There is only one explanation, but scientists still don’t articulate it very much. The explanation is that the wave pattern is a pattern of probabilities. Those photons don’t exist as discreet things until we look at them. Then those probability waves collapse into a 100% probability for each of those photons that they went through either the left slot or the right slot.
Although scientists dared never to talk of a creator, the fact the the universe is a vast simulation or the fact that they found a bug in the computer program running the universe, they do talk about how to make use of this interesting bug.
One of the most interesting uses was quantum crytography. That is the ability to send encrypted messages in a way that is absolutely impossible to eavesdrop on without being detected. That was first accomplished in the year 2008.
-James Brausch
Tags: 3 Comments

3 responses so far ↓
Is this your first chapter?
I understood it this time through.
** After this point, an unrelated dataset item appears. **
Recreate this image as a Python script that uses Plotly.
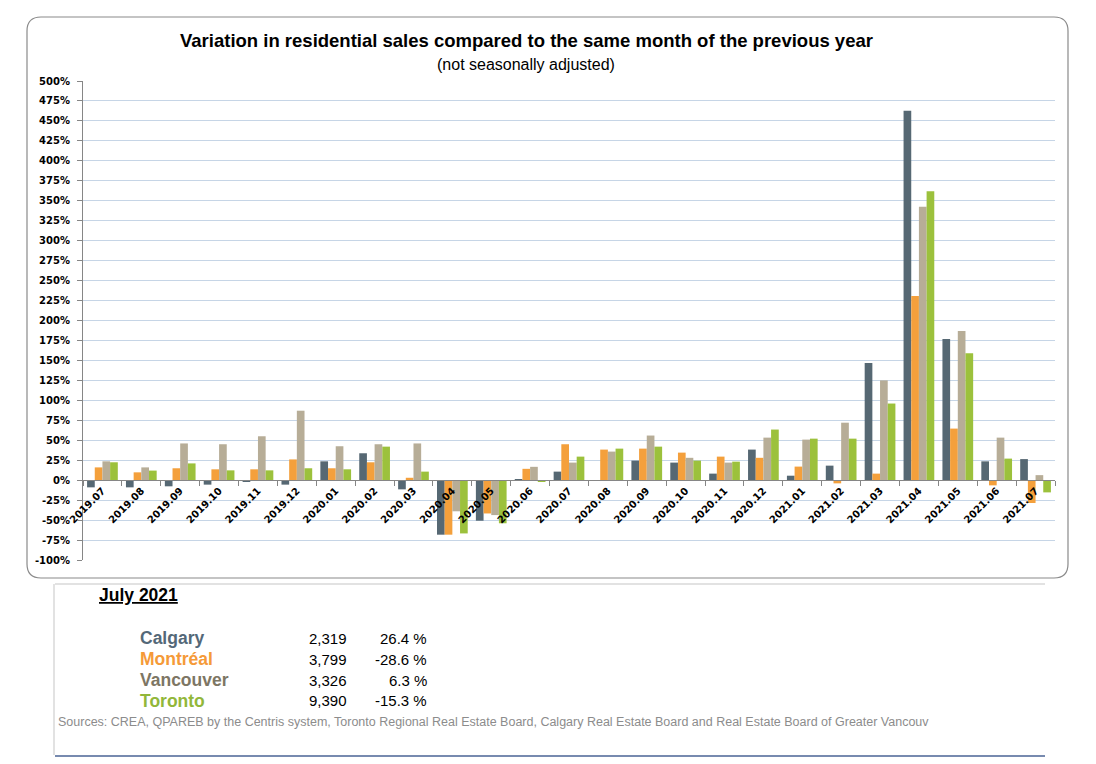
import plotly.graph_objects as go

months = ['2019.07', '2019.08', '2019.09', '2019.10', '2019.11', '2019.12',
          '2020.01', '2020.02', '2020.03', '2020.04', '2020.05', '2020.06',
          '2020.07', '2020.08', '2020.09', '2020.10', '2020.11', '2020.12',
          '2021.01', '2021.02', '2021.03', '2021.04', '2021.05', '2021.06', '2021.07']

calgary = [-9, -9, -7.7, -5.6, -1.5, -5.6, 23.6, 33.7, -11.5, -68.3, -50.8, 0.3,
           10.7, -1, 24.5, 22, 8.2, 38.3, 5.6, 18.2, 146.7, 462.8, 176.7, 23.6, 26.4]
montreal = [16, 9.8, 14.9, 13.6, 13.6, 26, 14.9, 22.4, 3, -68.3, -41.7, 14.2,
            45, 38.3, 39.5, 34.5, 29.5, 28, 17, -4, 8.2, 230.7, 64.6, -6.5, -28.6]
vancouver = [23.6, 16, 46, 45, 55, 87, 42.5, 45, 46, -39, -43.75, 16.7,
             22, 35.8, 55.9, 28, 22, 53.3, 50.8, 72, 125, 342.6, 187, 53.3, 6.3]
toronto = [22.4, 12, 21, 12.3, 12.3, 14.9, 13.6, 42, 10.7, -66.7, -54, -1.7,
           29.5, 39.5, 42, 24.5, 23.2, 63.4, 52, 52, 96, 361.9, 159, 27, -15.3]

series_names = ['Calgary', 'Montréal', 'Vancouver', 'Toronto']
series_values = [calgary, montreal, vancouver, toronto]
bar_colors = ['#566873', '#f4a03c', '#b7ad97', '#9cc13c']
text_colors = ['#546878', '#f59a38', '#7d7664', '#92b73a']

y_tick_values = list(range(-100, 501, 25))
y_tick_labels = [f'{v}%' for v in y_tick_values]

table_title = 'July 2021'
table_cities = ['Calgary', 'Montréal', 'Vancouver', 'Toronto']
table_counts = ['2,319', '3,799', '3,326', '9,390']
table_pcts = ['26.4 %', '-28.6 %', '6.3 %', '-15.3 %']

title_text = 'Variation in residential sales compared to the same month of the previous year'
subtitle_text = '(not seasonally adjusted)'
source_text = ('Sources: CREA, QPAREB by the Centris system, Toronto Regional Real Estate Board, '
               'Calgary Real Estate Board and Real Estate Board of Greater Vancouv')

Y_MIN, Y_MAX = -100, 500

# layout geometry (page pixels; the page body adds an 8px offset)
OFF = 8
W, H = 1096 - OFF, 764 - OFF
L, R = 83, 1055
T, B = 81, 560


def px(x):
    return (x - L) / (R - L)


def py(y):
    return (B - y) / (B - T)


fig = go.Figure()
for name, vals, col in zip(series_names, series_values, bar_colors):
    fig.add_trace(go.Bar(x=months, y=vals, name=name, marker=dict(color=col, line=dict(width=0))))

zero_pos = (0 - Y_MIN) / (Y_MAX - Y_MIN)

FN = 'Liberation Sans Narrow, Arial Narrow, Liberation Sans, sans-serif'
ann = []
ann.append(dict(text='<b>' + title_text + '</b>', x=px(526), y=py(40), xref='paper', yref='paper',
                showarrow=False, xanchor='center', yanchor='middle',
                font=dict(family=FN, size=18.5, color='#000000')))
ann.append(dict(text=subtitle_text, x=px(526), y=py(64), xref='paper', yref='paper',
                showarrow=False, xanchor='center', yanchor='middle',
                font=dict(family=FN, size=16, color='#000000')))
ann.append(dict(text='<b><u>' + table_title + '</u></b>', x=px(97), y=py(595), xref='paper', yref='paper',
                showarrow=False, xanchor='left', yanchor='middle',
                font=dict(family=FN, size=17.5, color='#000000')))
row_y = [638, 659, 680, 701]
for i in range(4):
    ann.append(dict(text='<b>' + table_cities[i] + '</b>', x=px(138), y=py(row_y[i]), xref='paper', yref='paper',
                    showarrow=False, xanchor='left', yanchor='middle',
                    font=dict(family=FN, size=17.5, color=text_colors[i])))
    ann.append(dict(text=table_counts[i], x=px(349), y=py(row_y[i]), xref='paper', yref='paper',
                    showarrow=False, xanchor='right', yanchor='middle',
                    font=dict(family=FN, size=15, color='#000000')))
    ann.append(dict(text=table_pcts[i], x=px(429), y=py(row_y[i]), xref='paper', yref='paper',
                    showarrow=False, xanchor='right', yanchor='middle',
                    font=dict(family=FN, size=15, color='#000000')))
ann.append(dict(text=source_text, x=px(56), y=py(722), xref='paper', yref='paper',
                showarrow=False, xanchor='left', yanchor='middle',
                font=dict(family='Liberation Sans, Arial, sans-serif', size=12.5, color='#8c8c8c')))

# rounded outer border
x0, x1, y0, y1, r = 27, 1068, 17, 578, 14
path = (f'M {px(x0 + r)},{py(y0)} L {px(x1 - r)},{py(y0)} Q {px(x1)},{py(y0)} {px(x1)},{py(y0 + r)} '
        f'L {px(x1)},{py(y1 - r)} Q {px(x1)},{py(y1)} {px(x1 - r)},{py(y1)} '
        f'L {px(x0 + r)},{py(y1)} Q {px(x0)},{py(y1)} {px(x0)},{py(y1 - r)} '
        f'L {px(x0)},{py(y0 + r)} Q {px(x0)},{py(y0)} {px(x0 + r)},{py(y0)} Z')
shapes = [
    dict(type='path', path=path, xref='paper', yref='paper', line=dict(color='#8a8a8a', width=1.2), layer='below'),
    dict(type='line', x0=px(55), x1=px(1045), y0=py(584), y1=py(584), xref='paper', yref='paper',
         line=dict(color='#d9d9d9', width=1.5)),
    dict(type='line', x0=px(54), x1=px(54), y0=py(584), y1=py(755), xref='paper', yref='paper',
         line=dict(color='#d9d9d9', width=1.5)),
    dict(type='line', x0=px(55), x1=px(1045), y0=py(756), y1=py(756), xref='paper', yref='paper',
         line=dict(color='#4a6394', width=1.5)),
]

fig.update_layout(
    width=W, height=H,
    margin=dict(l=L - OFF, r=W - (R - OFF), t=T - OFF, b=H - (B - OFF), pad=0),
    paper_bgcolor='#ffffff', plot_bgcolor='#ffffff',
    barmode='group', bargap=0.21, bargroupgap=0,
    showlegend=False,
    annotations=ann, shapes=shapes,
    xaxis=dict(type='category', anchor='free', position=zero_pos, showline=True, linecolor='#868686',
               linewidth=1, ticks='outside', ticklen=5, tickcolor='#868686', tickson='boundaries',
               showgrid=False, tickangle=-45, zeroline=False,
               tickfont=dict(family='DejaVu Sans', size=10, color='#000000', weight='bold')),
    yaxis=dict(range=[Y_MIN, Y_MAX], tickmode='array', tickvals=y_tick_values, ticktext=y_tick_labels,
               showline=True, linecolor='#868686', ticklabelstandoff=5,
               linewidth=1, ticks='outside', ticklen=5, tickcolor='#868686', showgrid=True,
               gridcolor='#c6d5e6', gridwidth=1, zeroline=False,
               tickfont=dict(family='DejaVu Sans', size=10, color='#000000', weight='bold')),
)

fig.write_html('out.html')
I think you’ve explained it to me twice before and I just looked at you like you were speaking another language, but I got it this time.
“Programmers realized that the universe would take up an extreme amount of memory. In fact, it would use up everything in the superuniverse that it was created in to store that amount of data.”
Actually, in regards to your statement about needing an infinite amount of storage space to store the paths and information regarding every particle/wave in the universe, there are some more logical explainations.
The theory that there should exists a predetermined course for every particle can actually be ruled out by realization itself that it would take all the particles in the universe to hold that amount of information.
Advanced behavior modeling has actually been developed not by trying to account for every possible outcome, but by implementing basic rules within a system. This has allowed models to create exponentially complex behaviors with minimal data. So the same programmers you refer to also came up with a more logical theory of rule based systems.
Essentailly you can create a model of infinitly complex behaviors based on very small rule sets, this has been illustrated in some very basic applications such as modeling flocks of birds:
They enter a few simple rules such as: what other birds to avoid, maximum speed and turn radius, tendancy to move to the center of the flock, etc. - these rules then play themselves out and create a huge amount of complexity.
http://www.lalena.com/AI/Flock/Flock.aspx
http://www.red3d.com/cwr/boids/
Whether birds can collapse a wave function has yet to be determined…
The end of this sentence in the middle: “The creator’s program (or whatever it is) only stores probabilities for everything in existence until the moment that a human (the pilot in the flight simulator example) actuall looks at something.”
should probably read … “actually looks at something.”